At the age of 18, Couture hitchhiked to San Francisco where she met a woman who sold handmade puka shell necklaces on the street. After disclosing her fondness for drawing, the woman suggested that she get her street artist license and sell her work on the streets of San Francisco. And that’s what she did.
“When you’re on the street like that, you only have a person’s attention for maybe 45 minutes, max,” she said. “It forces you to be able to get it down quickly.” Couture did this every day, employing a technique of zero guarantee – if you didn’t like it, you didn’t have to purchase it. It was how she built up her skills, but it was also how she made a living.
“If I didn’t have that life experience I don’t think that I would have the understanding that I do,” she said, recalling that time. It was then that her philosophy of painting from life was truly born.
However, it was another 40 years or so before Couture came back to portraiture.
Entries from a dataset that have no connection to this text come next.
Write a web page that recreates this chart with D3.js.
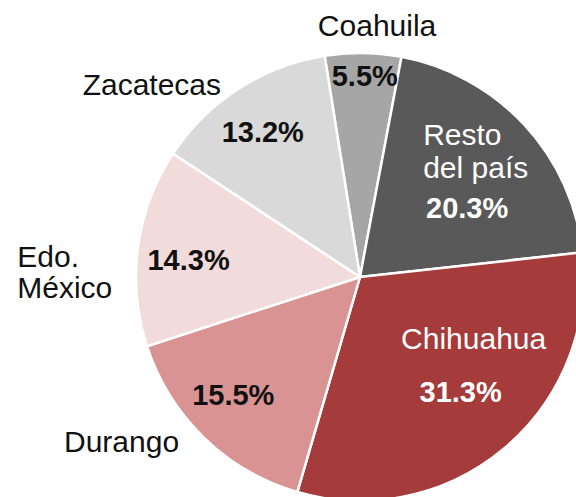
<!DOCTYPE html>
<html>
<head>
<meta charset="utf-8">
<script src="https://cdn.jsdelivr.net/npm/d3@7"></script>
<style>
  html, body { margin: 0; padding: 0; background: #fff; overflow: hidden; }
  svg { display: block; }
  text { font-family: "Liberation Sans", Arial, sans-serif; }
</style>
</head>
<body>
<svg id="chart" width="576" height="497"></svg>
<script>
// ---- data ----
const categories = ["Coahuila", "Resto del país", "Chihuahua", "Durango", "Edo. México", "Zacatecas"];
const values = [5.5, 20.3, 31.3, 15.5, 14.3, 13.2];
const valueLabels = ["5.5%", "20.3%", "31.3%", "15.5%", "14.3%", "13.2%"];
const nameLines = [["Coahuila"], ["Resto", "del país"], ["Chihuahua"], ["Durango"], ["Edo.", "México"], ["Zacatecas"]];

// ---- styles / layout ----
const colors = ["#a6a6a6", "#595959", "#a53b3b", "#d99393", "#f2dcdb", "#d9d9d9"];
const valueColors = ["#111", "#fff", "#fff", "#111", "#111", "#111"];
const nameColors = ["#111", "#fff", "#fff", "#111", "#111", "#111"];
// offsets relative to centroids (inner label ring / outer label ring)
const valueOffset = [[2, 0], [-19, 58], [-10, -7], [-7, 4.5], [-1, 16], [-4, 10]];
const nameInside = [false, true, true, false, false, false];
const nameAnchor = ["middle", "start", "middle", "middle", "start", "middle"];
const nameOffset = [[13.6, 9], [-63, -15], [3, -60], [-64.4, -4.5], [-95, 23.5], [-72.6, 28]];
const nameLineGap = [30, 33, 30, 30, 31, 30];
const valueRadius = [201, 172, 172, 172, 172, 172];

const W = 576, H = 497;
const cx = 360, cy = 277, R = 224;
const startDeg = -9.1;

const svg = d3.select("#chart");
const g = svg.append("g").attr("transform", `translate(${cx},${cy})`);

const pie = d3.pie().sort(null).value(d => d.value)
  .startAngle(startDeg * Math.PI / 180)
  .endAngle(startDeg * Math.PI / 180 + 2 * Math.PI);

const data = categories.map((c, i) => ({ cat: c, value: values[i], i }));
const arcs = pie(data);

const arc = d3.arc().innerRadius(0).outerRadius(R);

g.selectAll("path.slice").data(arcs).join("path")
  .attr("class", "slice")
  .attr("d", arc)
  .attr("fill", d => colors[d.data.i])
  .attr("stroke", "#fff")
  .attr("stroke-width", 2.5)
  .attr("stroke-linejoin", "round");

const ringArc = r => d3.arc().innerRadius(r).outerRadius(r);
const innerRing = ringArc(172);
const outerRing = ringArc(250);

// value labels
arcs.forEach(d => {
  const i = d.data.i;
  const [x, y] = ringArc(valueRadius[i]).centroid(d);
  const off = valueOffset[i];
  let yy = y + off[1];
  if (i === 0) yy = y + 10;
  g.append("text")
    .attr("x", x + off[0])
    .attr("y", yy + (i === 0 ? 0 : 0))
    .attr("text-anchor", "middle")
    .attr("font-size", 29)
    .attr("font-weight", "bold")
    .attr("fill", valueColors[i])
    .text(valueLabels[i]);
});

// category labels
arcs.forEach(d => {
  const i = d.data.i;
  const [x, y] = (nameInside[i] ? innerRing : outerRing).centroid(d);
  const off = nameOffset[i];
  const t = g.append("text")
    .attr("text-anchor", nameAnchor[i])
    .attr("font-size", 30)
    .attr("fill", nameColors[i]);
  nameLines[i].forEach((line, k) => {
    t.append("tspan")
      .attr("x", x + off[0])
      .attr("y", y + off[1] + k * nameLineGap[i])
      .text(line);
  });
});
</script>
</body>
</html>
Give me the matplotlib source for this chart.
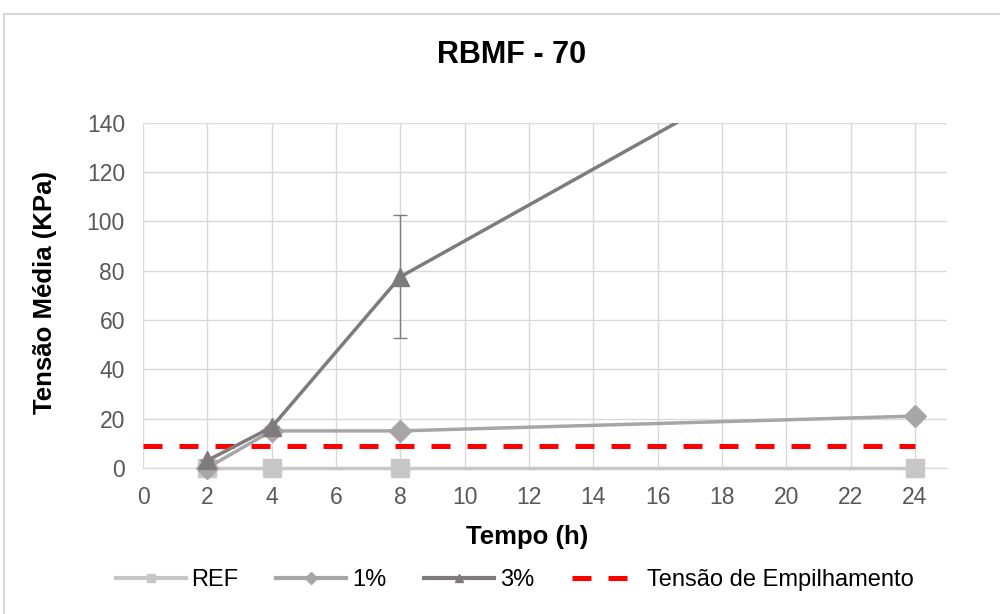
import numpy as np
import matplotlib.pyplot as plt
from matplotlib.patches import Rectangle
from matplotlib.lines import Line2D

plt.rcParams['font.family'] = ['Liberation Sans', 'DejaVu Sans']

tempo = np.array([2, 4, 8, 24])
ref = np.array([0, 0, 0, 0])
um_pct = np.array([0, 15, 15, 21])
tres_pct = np.array([3, 16.5, 77.5, 194])
tres_err = np.array([0, 0, 25, 0])
tensao_emp = 9

c_ref = '#C8C6C7'
c_1 = '#A7A5A6'
c_3 = '#7F7B7C'
c_red = '#FF0000'

fig = plt.figure(figsize=(10, 6.14), dpi=100)
ax = fig.add_axes([0.143, 0.238, 0.804, 0.562])

# borda do grafico
fig.patches.append(Rectangle((0.004, -0.01), 1.2, 0.988, transform=fig.transFigure,
                             fill=False, edgecolor='#D9D9D9', lw=1.5))

ax.plot([0, 24], [tensao_emp, tensao_emp], color=c_red, lw=3.6, ls=(0, (3.8, 3.4)), zorder=2)
ax.plot(tempo, ref, color=c_ref, lw=2.5, marker='s', ms=13, zorder=3, clip_on=False)
ax.plot(tempo, um_pct, color=c_1, lw=2.5, marker='D', ms=11, zorder=4, clip_on=False)
ax.errorbar(tempo, tres_pct, yerr=tres_err, color=c_3, lw=2.5, ecolor=c_3,
            elinewidth=1, capsize=5, capthick=1, zorder=5)
vis = tres_pct <= 140
ax.plot(tempo[vis], tres_pct[vis], ls='none', color=c_3, marker='^', ms=13,
        zorder=6, clip_on=False)

ax.set_xlim(0, 25)
ax.set_ylim(0, 140)
ax.set_xticks(np.arange(0, 25, 2))
ax.set_yticks(np.arange(0, 141, 20))
ax.grid(True, color='#D9D9D9', lw=1)
ax.set_axisbelow(True)
for s in ['top', 'right', 'left']:
    ax.spines[s].set_visible(False)
ax.spines['bottom'].set_color('#D9D9D9')
ax.tick_params(length=0, labelsize=16.5, colors='#595959', pad=13)

fig.text(0.512, 0.91, 'RBMF - 70', fontsize=22, fontweight='bold', ha='center', va='center')
fig.text(0.527, 0.125, 'Tempo (h)', fontsize=18.5, fontweight='bold', ha='center', va='center')
fig.text(0.045, 0.524, 'Tensão Média (KPa)', fontsize=18.5, fontweight='bold',
         ha='center', va='center', rotation=90)

handles = [
    Line2D([], [], color=c_ref, lw=3, marker='s', ms=6),
    Line2D([], [], color=c_1, lw=3, marker='D', ms=6),
    Line2D([], [], color=c_3, lw=3, marker='^', ms=6),
    Line2D([], [], color=c_red, lw=3.6, ls=(0, (3.8, 3.4))),
]
labels = ['REF', '1%', '3%', 'Tensão de Empilhamento']
fig.legend(handles, labels, loc='center', bbox_to_anchor=(0.515, 0.055), ncol=4,
           frameon=False, fontsize=17, handlelength=2.95, columnspacing=1.6,
           handletextpad=0.25, borderpad=0)

fig.savefig('out.png', dpi=100)
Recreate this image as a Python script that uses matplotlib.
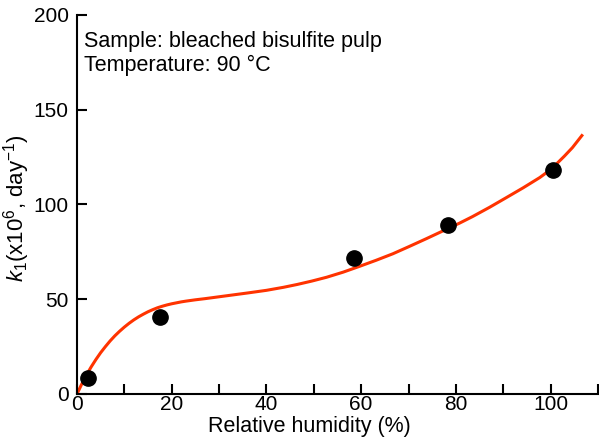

After her days selling artwork on the streets of San Francisco, she became a hairdresser, which she continued to do until recently. “It was sort of like sculpting. Working with hair was my medium,” she said.
In 2010, Couture went back to college and received a degree in historic preservation. She credited the many opportunities her classes posed as the groundwork to taking up painting. But it was an instructor who told her she should be doing it. “He said, ‘You’re a hairdresser?’ And I said, ‘Yes,’ ” she recalled. “He said, ‘Well, I think you’ve missed your calling.’ And that was a wake-up call.”
After finishing her degree, Couture took a oil painting community education class at Clark College, in Vancouver, Washington. It was in that class that she fell in love with oil painting – now her favorite form of painting – and made the decision to pursue it with fervor. From that point forward, she took every free moment to practice. “I would try to take a workshop or I watched YouTube videos, and did whatever I could to continue,” she said.
As of 2017, it’s been four years that Couture has been painting in oil. Looking at her work in the MHCC Fireplace Gallery, one would think she had been painting for longer. One thing is for sure: Her work pulls the viewer in with a vivid range in story, style, and even subject, despite the majority of pieces being women, in various poses.
When asked what her goal is for her art moving forward, she replied, “My goal is to get it out there and to keep improving. To keep creating and coming up with new ideas.”
You can see Hilarie Couture’s work in the Fireplace Gallery through Jan. 30.
EDIT: Due to the weather in the month of January, 2017, and the school closures that happened because of it, the Fireplace Gallery has extended Couture’s showing until the end of February.